Outre ce dallage azur, la coupole se dessine selon une géométrie une couronne. Celle-ci doit rappeler Jésus, «le roi des rois». La massive demi-sphère pèse… 43.000 tonnes, soit 5 fois le poids de la Tour Eiffel. Elle repose sur 4 épaisses structures de béton armé. «Pour supporter le poids, leurs fondations plongent à 30m de profondeur». Car derrière les lignes brisées visibles en étoiles courent escaliers tournants et couloirs reliant des salles, notamment d’archives.
Un coffrage «à la belge»

Pour son chef-d’œuvre, Van huffel s’inspire à la fois des architectures byzantine et romaine. C’est ainsi qu’il recherche une perspective axiale époustouflante de gigantisme, qui oriente le regard vers l’autel tout en élevant la lourde masse de la coupole à une hauteur impressionnante.

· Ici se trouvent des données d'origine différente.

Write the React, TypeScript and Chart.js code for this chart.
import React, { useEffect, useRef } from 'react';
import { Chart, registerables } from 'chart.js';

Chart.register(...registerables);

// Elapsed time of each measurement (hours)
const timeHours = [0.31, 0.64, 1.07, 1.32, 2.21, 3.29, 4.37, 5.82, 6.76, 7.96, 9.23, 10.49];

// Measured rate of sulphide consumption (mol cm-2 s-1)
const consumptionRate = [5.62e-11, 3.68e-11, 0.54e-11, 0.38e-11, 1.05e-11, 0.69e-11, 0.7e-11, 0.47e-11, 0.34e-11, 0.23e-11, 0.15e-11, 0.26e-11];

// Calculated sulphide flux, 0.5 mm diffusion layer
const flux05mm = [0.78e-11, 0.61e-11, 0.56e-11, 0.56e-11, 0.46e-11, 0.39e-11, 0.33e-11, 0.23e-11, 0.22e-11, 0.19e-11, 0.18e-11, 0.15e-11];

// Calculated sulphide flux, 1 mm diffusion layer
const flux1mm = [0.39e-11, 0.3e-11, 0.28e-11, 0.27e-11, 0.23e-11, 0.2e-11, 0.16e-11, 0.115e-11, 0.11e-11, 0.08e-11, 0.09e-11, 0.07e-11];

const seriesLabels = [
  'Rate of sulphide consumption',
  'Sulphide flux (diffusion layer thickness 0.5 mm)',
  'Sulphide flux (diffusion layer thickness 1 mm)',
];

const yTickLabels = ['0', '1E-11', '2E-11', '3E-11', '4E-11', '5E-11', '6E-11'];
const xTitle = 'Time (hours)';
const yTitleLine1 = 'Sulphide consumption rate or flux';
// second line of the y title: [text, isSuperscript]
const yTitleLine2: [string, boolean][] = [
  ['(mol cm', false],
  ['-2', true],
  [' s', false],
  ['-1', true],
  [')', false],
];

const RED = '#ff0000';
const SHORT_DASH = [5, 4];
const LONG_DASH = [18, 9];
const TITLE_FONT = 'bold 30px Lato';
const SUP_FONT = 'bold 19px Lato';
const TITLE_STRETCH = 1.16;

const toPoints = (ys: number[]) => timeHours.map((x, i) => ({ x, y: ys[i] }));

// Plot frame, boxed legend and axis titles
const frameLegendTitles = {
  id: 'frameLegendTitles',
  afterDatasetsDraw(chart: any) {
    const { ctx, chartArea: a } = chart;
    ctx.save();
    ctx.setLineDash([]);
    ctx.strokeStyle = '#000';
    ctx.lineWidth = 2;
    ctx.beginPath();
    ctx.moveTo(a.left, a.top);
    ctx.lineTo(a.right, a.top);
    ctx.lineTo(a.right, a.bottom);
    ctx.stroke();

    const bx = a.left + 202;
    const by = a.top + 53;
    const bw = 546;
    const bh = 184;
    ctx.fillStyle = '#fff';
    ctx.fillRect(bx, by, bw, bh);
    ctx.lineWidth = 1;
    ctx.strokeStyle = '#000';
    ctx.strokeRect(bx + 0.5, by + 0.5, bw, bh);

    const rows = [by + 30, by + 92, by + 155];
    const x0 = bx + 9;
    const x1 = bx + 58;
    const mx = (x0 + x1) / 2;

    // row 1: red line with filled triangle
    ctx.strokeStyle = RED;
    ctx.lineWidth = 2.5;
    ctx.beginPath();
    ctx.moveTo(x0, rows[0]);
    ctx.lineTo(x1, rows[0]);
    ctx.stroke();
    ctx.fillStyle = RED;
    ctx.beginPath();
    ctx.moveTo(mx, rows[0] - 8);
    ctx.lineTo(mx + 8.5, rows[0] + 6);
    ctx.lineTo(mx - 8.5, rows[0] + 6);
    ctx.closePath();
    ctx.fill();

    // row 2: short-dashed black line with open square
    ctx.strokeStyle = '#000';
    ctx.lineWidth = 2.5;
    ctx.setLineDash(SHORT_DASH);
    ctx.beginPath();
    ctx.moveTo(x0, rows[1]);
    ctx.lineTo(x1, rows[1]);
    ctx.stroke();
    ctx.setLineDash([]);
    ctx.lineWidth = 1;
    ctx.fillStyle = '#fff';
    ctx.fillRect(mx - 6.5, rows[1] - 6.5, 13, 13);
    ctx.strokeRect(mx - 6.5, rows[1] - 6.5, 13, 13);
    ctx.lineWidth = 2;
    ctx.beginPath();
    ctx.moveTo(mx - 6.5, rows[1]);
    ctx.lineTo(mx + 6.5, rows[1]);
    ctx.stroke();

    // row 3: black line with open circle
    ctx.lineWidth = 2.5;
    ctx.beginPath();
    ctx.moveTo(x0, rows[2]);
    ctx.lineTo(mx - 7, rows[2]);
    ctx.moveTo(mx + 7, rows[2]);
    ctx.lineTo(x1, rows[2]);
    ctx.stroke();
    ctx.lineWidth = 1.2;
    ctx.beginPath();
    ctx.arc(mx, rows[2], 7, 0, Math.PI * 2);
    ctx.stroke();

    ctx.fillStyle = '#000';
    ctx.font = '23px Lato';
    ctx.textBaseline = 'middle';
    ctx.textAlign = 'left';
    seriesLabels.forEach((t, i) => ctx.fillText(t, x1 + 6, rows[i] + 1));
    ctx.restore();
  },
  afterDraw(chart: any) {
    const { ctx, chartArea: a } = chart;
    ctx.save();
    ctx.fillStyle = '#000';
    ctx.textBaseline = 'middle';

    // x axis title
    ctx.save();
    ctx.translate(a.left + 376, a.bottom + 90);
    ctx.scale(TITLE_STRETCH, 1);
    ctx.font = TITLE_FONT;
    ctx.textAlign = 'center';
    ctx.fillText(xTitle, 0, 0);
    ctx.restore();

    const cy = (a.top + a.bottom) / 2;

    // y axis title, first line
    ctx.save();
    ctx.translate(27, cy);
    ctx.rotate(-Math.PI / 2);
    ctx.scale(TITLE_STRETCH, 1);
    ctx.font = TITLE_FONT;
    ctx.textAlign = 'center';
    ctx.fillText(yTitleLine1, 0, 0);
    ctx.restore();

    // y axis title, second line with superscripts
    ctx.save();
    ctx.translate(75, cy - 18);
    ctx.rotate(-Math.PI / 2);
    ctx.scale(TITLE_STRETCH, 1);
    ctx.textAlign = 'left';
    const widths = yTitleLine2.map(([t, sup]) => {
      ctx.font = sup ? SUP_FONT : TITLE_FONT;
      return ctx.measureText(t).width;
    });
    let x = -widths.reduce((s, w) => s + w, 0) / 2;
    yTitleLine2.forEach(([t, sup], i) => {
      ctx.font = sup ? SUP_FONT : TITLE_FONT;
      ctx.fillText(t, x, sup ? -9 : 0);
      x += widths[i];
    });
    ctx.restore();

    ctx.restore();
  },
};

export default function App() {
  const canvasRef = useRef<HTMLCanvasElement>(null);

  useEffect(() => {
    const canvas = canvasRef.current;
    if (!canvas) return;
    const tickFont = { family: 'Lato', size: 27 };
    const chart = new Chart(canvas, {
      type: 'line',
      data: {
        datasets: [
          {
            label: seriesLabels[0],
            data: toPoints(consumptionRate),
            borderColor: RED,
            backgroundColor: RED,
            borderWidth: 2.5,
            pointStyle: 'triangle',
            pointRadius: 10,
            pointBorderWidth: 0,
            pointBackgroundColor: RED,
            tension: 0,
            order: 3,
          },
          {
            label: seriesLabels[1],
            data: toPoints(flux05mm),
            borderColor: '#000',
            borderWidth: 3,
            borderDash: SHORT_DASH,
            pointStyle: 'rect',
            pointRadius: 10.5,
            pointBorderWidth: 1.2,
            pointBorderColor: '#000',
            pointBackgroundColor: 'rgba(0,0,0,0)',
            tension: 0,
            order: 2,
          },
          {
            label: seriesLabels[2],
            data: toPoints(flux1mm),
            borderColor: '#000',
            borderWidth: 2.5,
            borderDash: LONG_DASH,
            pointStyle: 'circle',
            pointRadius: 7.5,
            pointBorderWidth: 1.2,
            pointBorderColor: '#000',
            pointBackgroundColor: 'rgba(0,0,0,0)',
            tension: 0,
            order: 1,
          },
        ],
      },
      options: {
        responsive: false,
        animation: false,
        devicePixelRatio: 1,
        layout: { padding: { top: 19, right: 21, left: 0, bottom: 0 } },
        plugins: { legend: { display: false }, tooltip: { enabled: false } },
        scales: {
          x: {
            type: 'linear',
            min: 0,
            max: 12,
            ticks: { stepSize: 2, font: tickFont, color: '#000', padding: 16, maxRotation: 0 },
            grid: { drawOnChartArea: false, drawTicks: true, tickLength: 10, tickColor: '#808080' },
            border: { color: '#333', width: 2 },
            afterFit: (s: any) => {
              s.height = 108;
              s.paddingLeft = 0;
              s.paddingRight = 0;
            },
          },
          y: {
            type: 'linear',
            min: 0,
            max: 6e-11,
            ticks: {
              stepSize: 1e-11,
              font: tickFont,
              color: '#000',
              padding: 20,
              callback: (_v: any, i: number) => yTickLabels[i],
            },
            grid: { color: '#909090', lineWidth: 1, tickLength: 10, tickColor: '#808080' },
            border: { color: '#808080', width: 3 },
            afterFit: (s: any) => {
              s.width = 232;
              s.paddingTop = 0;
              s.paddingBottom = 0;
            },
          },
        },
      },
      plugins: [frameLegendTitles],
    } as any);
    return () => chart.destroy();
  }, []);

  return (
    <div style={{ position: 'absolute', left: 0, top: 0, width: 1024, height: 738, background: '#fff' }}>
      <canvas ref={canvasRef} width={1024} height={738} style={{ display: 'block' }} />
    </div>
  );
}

Pour obtenir cet effet, l’innovation de son équipe vient de la combinaison du béton armé et d’un coffrage «à la belge» en terracotta. Ce matériau typique de chez nous, brique d’argile émaillée portée à très haute température, sert de coffrage dit «perdu» au béton armé, qui n’a pas encore ses lettres de noblesse. Ainsi, on coule le béton derrière ces moules jaunâtres qui restent en place pour le soutenir et le masquer.
Mauvaise surprise pour les générations qui suivent: l’idée a son défaut. En effet, le béton est davantage sujet aux changements de température que le terracotta. «La technique n’est pas encore bien maîtrisée et l’association des deux matériaux génère des éclatements visibles». Ceux-ci ont été corrigés lors de restaurations qui ont substitué des joints souples aux liens rigides des débuts.